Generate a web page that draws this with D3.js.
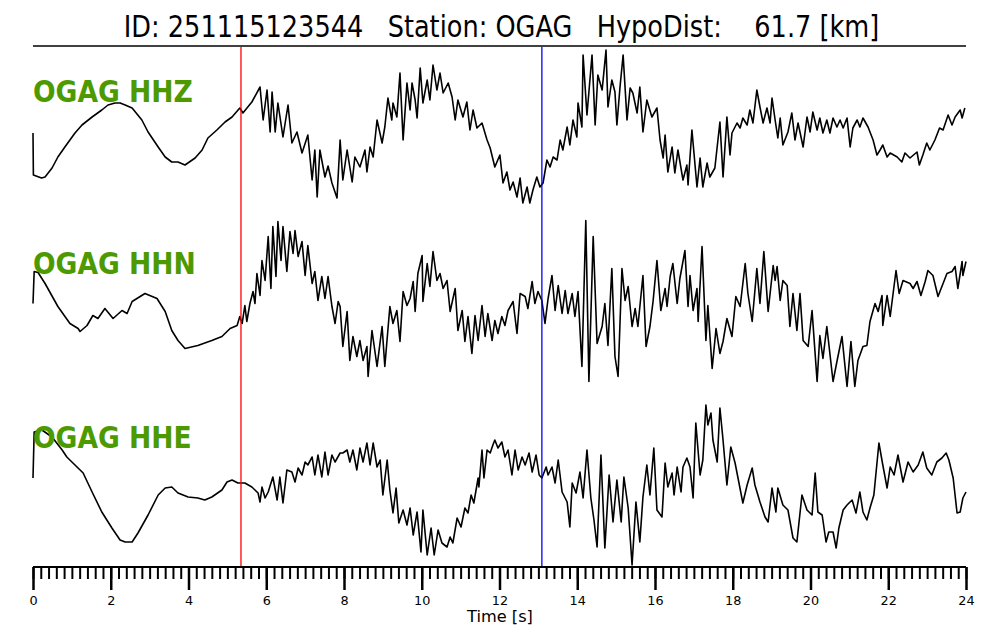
<!DOCTYPE html>
<meta charset="utf-8">
<style>
body {
    margin: 0;
    background: #fff;
}
svg text {
    font-family: 'DejaVu Sans', sans-serif;
    fill: #000;
}
.trace {
    fill: none;
    stroke: #000;
    stroke-width: 1.6px;
    stroke-linejoin: round;
}
.label {
    fill: #4c9a00 !important;
    font-weight: bold;
}
</style>
<svg width="1000" height="640"></svg>

<script src="https://cdn.jsdelivr.net/npm/d3@7"></script>
<script>
const eventId = '251115123544';
const station = 'OGAG';
const hypoDist = 61.7;
const channels = ['HHZ', 'HHN', 'HHE'];
const pPick = 5.35;   // s
const sPick = 13.09;  // s

// [time (s), normalised amplitude]
const hhz = [
[0,-7],[0.01,-49],[0.22,-52],[0.31,-51],[0.49,-42],[0.64,-31],[0.82,-21],[1.08,-7],[1.26,1],[1.52,9],[1.77,16],[1.93,21],[2.11,23],[2.24,23],[2.37,21],[2.55,18],[2.80,6],[2.96,-6],[3.22,-21],[3.40,-31],[3.57,-36],[3.73,-36],[3.91,-39],[4.17,-32],[4.35,-24],[4.50,-12],[4.73,-4],[4.94,4],[5.12,9],[5.32,18],[5.40,13],[5.63,24],[5.84,39],[5.92,6],[6.02,36],[6.10,-6],[6.15,34],[6.23,-6],[6.30,23],[6.43,-11],[6.56,21],[6.66,-17],[6.79,-6],[6.92,-27],[7.07,-9],[7.18,-54],[7.25,-24],[7.31,-71],[7.38,-24],[7.51,-51],[7.59,-40],[7.69,-57],[7.82,-72],[7.90,-14],[7.97,-54],[8.08,-24],[8.21,-56],[8.28,-31],[8.41,-41],[8.54,-24],[8.59,-46],[8.67,-21],[8.75,-31],[8.85,6],[8.98,-17],[9.05,-1],[9.13,28],[9.23,6],[9.26,23],[9.36,9],[9.44,53],[9.52,-14],[9.62,43],[9.70,16],[9.75,43],[9.83,26],[9.88,8],[9.96,58],[10.03,23],[10.14,46],[10.21,26],[10.29,61],[10.39,36],[10.47,53],[10.55,33],[10.68,43],[10.78,29],[10.86,6],[10.93,26],[11.06,9],[11.16,24],[11.24,-4],[11.32,16],[11.42,-2],[11.55,3],[11.68,-14],[11.76,-22],[11.88,-41],[12.01,-29],[12.09,-57],[12.19,-46],[12.27,-64],[12.35,-56],[12.45,-71],[12.53,-52],[12.60,-77],[12.71,-61],[12.78,-77],[12.86,-64],[12.96,-51],[13.04,-61],[13.12,-57],[13.22,-34],[13.30,-41],[13.38,-31],[13.48,-34],[13.56,-14],[13.63,-24],[13.74,-1],[13.81,-19],[13.89,6],[13.99,-11],[14.02,23],[14.12,-1],[14.15,71],[14.25,11],[14.38,71],[14.46,1],[14.53,51],[14.64,36],[14.74,76],[14.79,19],[14.89,46],[14.97,34],[15.02,1],[15.10,39],[15.18,71],[15.28,6],[15.36,38],[15.43,33],[15.54,13],[15.61,39],[15.69,-6],[15.79,26],[15.92,9],[16.05,18],[16.13,-14],[16.21,-32],[16.26,-9],[16.33,-46],[16.44,-21],[16.51,-47],[16.59,-24],[16.72,-54],[16.82,-39],[16.85,-59],[16.95,-4],[17.08,-61],[17.16,-32],[17.23,-61],[17.34,-37],[17.41,-51],[17.54,-42],[17.67,4],[17.75,-51],[17.85,9],[17.93,-29],[17.98,-7],[18.11,3],[18.19,-2],[18.26,8],[18.37,1],[18.44,16],[18.52,3],[18.62,36],[18.70,19],[18.78,3],[18.88,18],[18.96,3],[19.01,28],[19.09,6],[19.16,-12],[19.22,8],[19.29,-19],[19.42,-6],[19.52,13],[19.60,-14],[19.68,3],[19.81,-21],[19.91,9],[19.99,-6],[20.06,14],[20.17,-4],[20.24,8],[20.32,-7],[20.42,6],[20.50,-7],[20.58,8],[20.68,-1],[20.76,6],[20.84,-2],[20.94,8],[21.02,-21],[21.09,-2],[21.20,6],[21.27,-1],[21.35,8],[21.48,-1],[21.61,-14],[21.71,-29],[21.79,-24],[21.86,-19],[21.97,-31],[22.05,-27],[22.23,-31],[22.35,-36],[22.43,-27],[22.56,-32],[22.74,-26],[22.80,-39],[22.89,-29],[22.99,-17],[23.07,-24],[23.20,-14],[23.32,-2],[23.41,-4],[23.54,11],[23.64,1],[23.72,9],[23.85,16],[23.90,8],[23.97,18]
];

const hhn = [
[0,2],[0.03,34],[0.13,33],[0.31,22],[0.64,-1],[0.95,-18],[1.16,-23],[1.21,-26],[1.39,-20],[1.54,-10],[1.67,-13],[1.85,-3],[2.06,-13],[2.29,-5],[2.42,-8],[2.55,4],[2.88,12],[3.19,7],[3.40,-6],[3.57,-25],[3.73,-35],[3.91,-43],[4.24,-40],[4.60,-35],[4.86,-31],[5.07,-23],[5.25,-20],[5.32,-11],[5.38,-18],[5.45,0],[5.50,-16],[5.58,2],[5.66,14],[5.71,2],[5.76,32],[5.84,10],[5.89,45],[5.97,25],[6.05,69],[6.12,17],[6.17,79],[6.25,29],[6.30,84],[6.38,45],[6.43,79],[6.53,34],[6.61,74],[6.69,52],[6.74,75],[6.82,49],[6.92,64],[7.00,30],[7.07,60],[7.18,22],[7.25,34],[7.33,5],[7.43,29],[7.51,7],[7.59,29],[7.69,-1],[7.77,-18],[7.85,4],[7.90,-1],[7.97,-41],[8.08,-6],[8.15,-55],[8.23,-31],[8.33,-51],[8.41,-35],[8.49,-55],[8.59,-41],[8.62,-71],[8.72,-25],[8.85,-61],[8.98,-21],[9.05,-61],[9.18,-1],[9.26,-18],[9.36,-5],[9.44,-36],[9.52,14],[9.62,0],[9.70,7],[9.78,24],[9.83,-6],[9.90,32],[10.01,50],[10.03,4],[10.14,42],[10.21,19],[10.29,54],[10.39,25],[10.47,32],[10.55,17],[10.65,25],[10.73,-6],[10.86,17],[10.93,-25],[11.04,-5],[11.11,-36],[11.19,-11],[11.29,-48],[11.37,-10],[11.45,-35],[11.55,0],[11.63,-31],[11.70,-8],[11.81,-35],[11.88,-15],[11.96,-28],[12.06,-11],[12.14,-20],[12.22,-5],[12.35,4],[12.45,-28],[12.53,12],[12.66,9],[12.73,-3],[12.84,24],[12.91,2],[12.99,14],[13.09,5],[13.17,-18],[13.25,7],[13.35,30],[13.43,-5],[13.51,20],[13.61,-8],[13.69,15],[13.76,-8],[13.87,12],[13.94,-11],[14.02,14],[14.12,-61],[14.22,85],[14.30,-76],[14.41,69],[14.51,-38],[14.64,-21],[14.71,2],[14.79,-40],[14.89,37],[14.97,-51],[15.05,-71],[15.15,37],[15.23,5],[15.31,19],[15.41,-21],[15.49,-3],[15.56,-21],[15.69,30],[15.77,-41],[15.87,-21],[15.95,4],[16.05,45],[16.15,-5],[16.26,17],[16.31,-1],[16.39,29],[16.46,42],[16.57,2],[16.64,27],[16.77,55],[16.85,-1],[16.90,30],[16.98,-5],[17.08,17],[17.11,-16],[17.21,59],[17.31,-35],[17.36,0],[17.47,-63],[17.57,-23],[17.67,-48],[17.75,-36],[17.85,-13],[17.98,-31],[18.08,9],[18.19,-1],[18.32,42],[18.39,12],[18.50,-16],[18.62,37],[18.70,2],[18.80,54],[18.91,-6],[19.04,40],[19.09,25],[19.14,39],[19.22,5],[19.29,25],[19.40,20],[19.47,-21],[19.55,12],[19.65,-25],[19.73,12],[19.81,-35],[19.94,-41],[20.04,-5],[20.17,-76],[20.24,-30],[20.32,-53],[20.42,-21],[20.58,-76],[20.68,-56],[20.81,-31],[20.94,-81],[21.04,-36],[21.14,-81],[21.22,-55],[21.35,-41],[21.45,-40],[21.53,-16],[21.66,2],[21.74,-6],[21.84,10],[21.86,-20],[21.97,10],[22.05,-11],[22.20,35],[22.28,12],[22.38,25],[22.56,22],[22.64,17],[22.74,24],[22.84,10],[22.95,24],[23.02,35],[23.15,30],[23.28,9],[23.41,22],[23.51,32],[23.64,34],[23.72,39],[23.79,17],[23.90,44],[23.92,30],[24.00,44]
];

const hhe = [
[0,7],[0.03,53],[0.23,55],[0.49,48],[0.75,35],[0.87,28],[1.08,20],[1.29,12],[1.52,-7],[1.77,-27],[2.03,-43],[2.24,-55],[2.37,-57],[2.55,-57],[2.70,-48],[2.96,-30],[3.22,-10],[3.40,-3],[3.57,-2],[3.73,-8],[3.99,-12],[4.24,-13],[4.42,-15],[4.60,-12],[4.86,-5],[4.99,3],[5.12,5],[5.27,2],[5.45,2],[5.63,-2],[5.79,-8],[5.84,-17],[5.89,-2],[5.97,-13],[6.05,-7],[6.17,8],[6.28,-15],[6.35,8],[6.43,-18],[6.53,15],[6.66,13],[6.74,3],[6.82,17],[6.92,10],[7.00,23],[7.07,20],[7.18,28],[7.25,10],[7.33,30],[7.43,8],[7.51,33],[7.59,10],[7.69,30],[7.77,23],[7.90,32],[7.97,32],[8.08,35],[8.15,23],[8.23,35],[8.33,15],[8.41,37],[8.49,23],[8.59,42],[8.67,20],[8.75,42],[8.85,18],[8.93,25],[9.00,-10],[9.11,25],[9.18,-5],[9.26,-28],[9.34,-3],[9.41,-38],[9.52,-25],[9.62,-40],[9.70,-23],[9.78,-50],[9.88,-27],[9.98,-67],[10.03,-25],[10.14,-70],[10.24,-43],[10.32,-70],[10.42,-45],[10.52,-58],[10.65,-62],[10.73,-52],[10.80,-58],[10.91,-33],[11.01,-42],[11.11,-23],[11.19,-28],[11.27,-10],[11.34,-18],[11.45,7],[11.47,-2],[11.55,35],[11.60,7],[11.68,35],[11.76,32],[11.83,40],[11.88,45],[11.96,37],[12.06,43],[12.14,28],[12.22,35],[12.32,10],[12.40,35],[12.48,15],[12.58,28],[12.66,20],[12.76,32],[12.84,13],[12.94,30],[13.02,10],[13.09,7],[13.20,18],[13.25,10],[13.35,18],[13.43,2],[13.51,25],[13.61,-7],[13.74,-17],[13.81,-42],[13.87,2],[13.97,-8],[14.07,13],[14.15,-13],[14.25,35],[14.35,-13],[14.43,-35],[14.51,-62],[14.61,30],[14.71,-63],[14.82,10],[14.92,-37],[15.02,5],[15.13,-37],[15.20,8],[15.31,-23],[15.41,-80],[15.51,-17],[15.61,-57],[15.69,-12],[15.79,20],[15.87,-10],[15.97,37],[16.05,-25],[16.18,-32],[16.26,22],[16.33,-2],[16.44,12],[16.49,-10],[16.57,18],[16.67,-7],[16.72,18],[16.82,27],[16.90,18],[16.98,-13],[17.05,62],[17.16,10],[17.23,25],[17.31,80],[17.36,60],[17.44,72],[17.49,45],[17.60,23],[17.67,77],[17.75,45],[17.85,0],[17.95,38],[18.06,22],[18.13,8],[18.26,-18],[18.37,0],[18.50,17],[18.57,0],[18.70,-17],[18.83,-32],[18.91,-37],[19.01,-3],[19.11,-27],[19.16,-3],[19.29,-20],[19.42,-25],[19.55,-53],[19.65,-57],[19.78,-10],[19.91,-25],[20.04,-30],[20.12,12],[20.19,-27],[20.30,-30],[20.40,-57],[20.47,-47],[20.58,-47],[20.66,-63],[20.73,-43],[20.84,-25],[20.94,-20],[21.07,-15],[21.17,-28],[21.27,-7],[21.35,-27],[21.45,-35],[21.53,-23],[21.63,-10],[21.76,42],[21.86,20],[21.97,-3],[22.05,18],[22.15,10],[22.25,30],[22.38,3],[22.51,23],[22.64,13],[22.77,20],[22.89,33],[22.99,17],[23.12,10],[23.25,23],[23.38,27],[23.49,32],[23.56,25],[23.67,7],[23.77,-28],[23.85,-27],[23.92,-13],[24.00,-7]
];

const traces = {HHZ: hhz, HHN: hhn, HHE: hhe};

let svg = d3.select('svg');
const vStretch = 1.13;

let x = d3.scaleLinear().domain([0, 24]).range([33, 966]);
let row = d3.scalePoint().domain(channels).range([126, 485]);
let amp = d3.scaleLinear().domain([-90, 90]).range([90, -90]);

function stretchedText(g, tx, ty, txt, size, anchor, stretch) {
    return g.append('text')
        .attr('transform', `translate(${tx},${ty}) scale(1,${stretch || vStretch})`)
        .attr('text-anchor', anchor || 'start')
        .style('font-size', size + 'px')
        .style('white-space', 'pre')
        .attr('xml:space', 'preserve')
        .text(txt);
}

// title + rule
stretchedText(svg, 501.5, 37, `ID: ${eventId}   Station: ${station}   HypoDist:    ${hypoDist.toFixed(1)} [km]`, 25.6, 'middle', 1.16);
svg.append('line')
    .attr('x1', x(0)).attr('x2', x(24))
    .attr('y1', 46).attr('y2', 46)
    .attr('stroke', '#000').attr('stroke-width', 1.5);

// traces
let line = d3.line()
    .x(d => x(d[0]))
    .y(d => amp(d[1]));

let rows = svg.selectAll('g.row')
    .data(channels)
    .enter().append('g')
        .attr('class', 'row')
        .attr('transform', c => `translate(0,${row(c)})`);

rows.append('path')
    .attr('class', 'trace')
    .attr('d', c => line(traces[c]));

// labels sit a little higher for each lower row
const labelOffset = {HHZ: -24, HHN: -31.5, HHE: -37};
rows.each(function(c) {
    stretchedText(d3.select(this), x(0), labelOffset[c], `${station} ${c}`, 26.6)
        .attr('class', 'label');
});

// picks
[[pPick, '#ff0000'], [sPick, '#0000ff']].forEach(([t, col]) => {
    svg.append('line')
        .attr('x1', x(t)).attr('x2', x(t))
        .attr('y1', 47).attr('y2', 567)
        .attr('stroke', col).attr('stroke-width', 1.3);
});

// time axis
let minor = d3.axisBottom(x)
    .tickValues(d3.range(0, 24.01, 0.2))
    .tickSize(12)
    .tickFormat('');
svg.append('g')
    .attr('transform', 'translate(0,567)')
    .call(minor)
    .call(g => g.select('.domain').remove())
    .call(g => g.selectAll('line').attr('stroke-width', 2));

let major = d3.axisBottom(x)
    .tickValues(d3.range(0, 25, 2))
    .tickSize(23)
    .tickSizeOuter(0);
let ax = svg.append('g')
    .attr('transform', 'translate(0,567)')
    .call(major);
ax.select('.domain').attr('stroke-width', 2.2).attr('d', `M${x(0)},0H${x(24)}`);
ax.selectAll('line').attr('stroke-width', 2.5);
ax.selectAll('text')
    .attr('y', 37.5).attr('dy', null)
    .style('font-size', '12.8px')
    .style('font-family', "'DejaVu Sans', sans-serif");

stretchedText(svg, 500, 621.5, 'Time [s]', 16.2, 'middle', 1);
</script>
-.-.-
Problem details
Return only the lines from the start of the data through the line that contains "const sPick = 13.09;", please, copying them exactly and omitting all pictures.

Expected output
Generate a web page that draws this with D3.js.
<!DOCTYPE html>
<meta charset="utf-8">
<style>
body {
    margin: 0;
    background: #fff;
}
svg text {
    font-family: 'DejaVu Sans', sans-serif;
    fill: #000;
}
.trace {
    fill: none;
    stroke: #000;
    stroke-width: 1.6px;
    stroke-linejoin: round;
}
.label {
    fill: #4c9a00 !important;
    font-weight: bold;
}
</style>
<svg width="1000" height="640"></svg>

<script src="https://cdn.jsdelivr.net/npm/d3@7"></script>
<script>
const eventId = '251115123544';
const station = 'OGAG';
const hypoDist = 61.7;
const channels = ['HHZ', 'HHN', 'HHE'];
const pPick = 5.35;   // s
const sPick = 13.09;  // s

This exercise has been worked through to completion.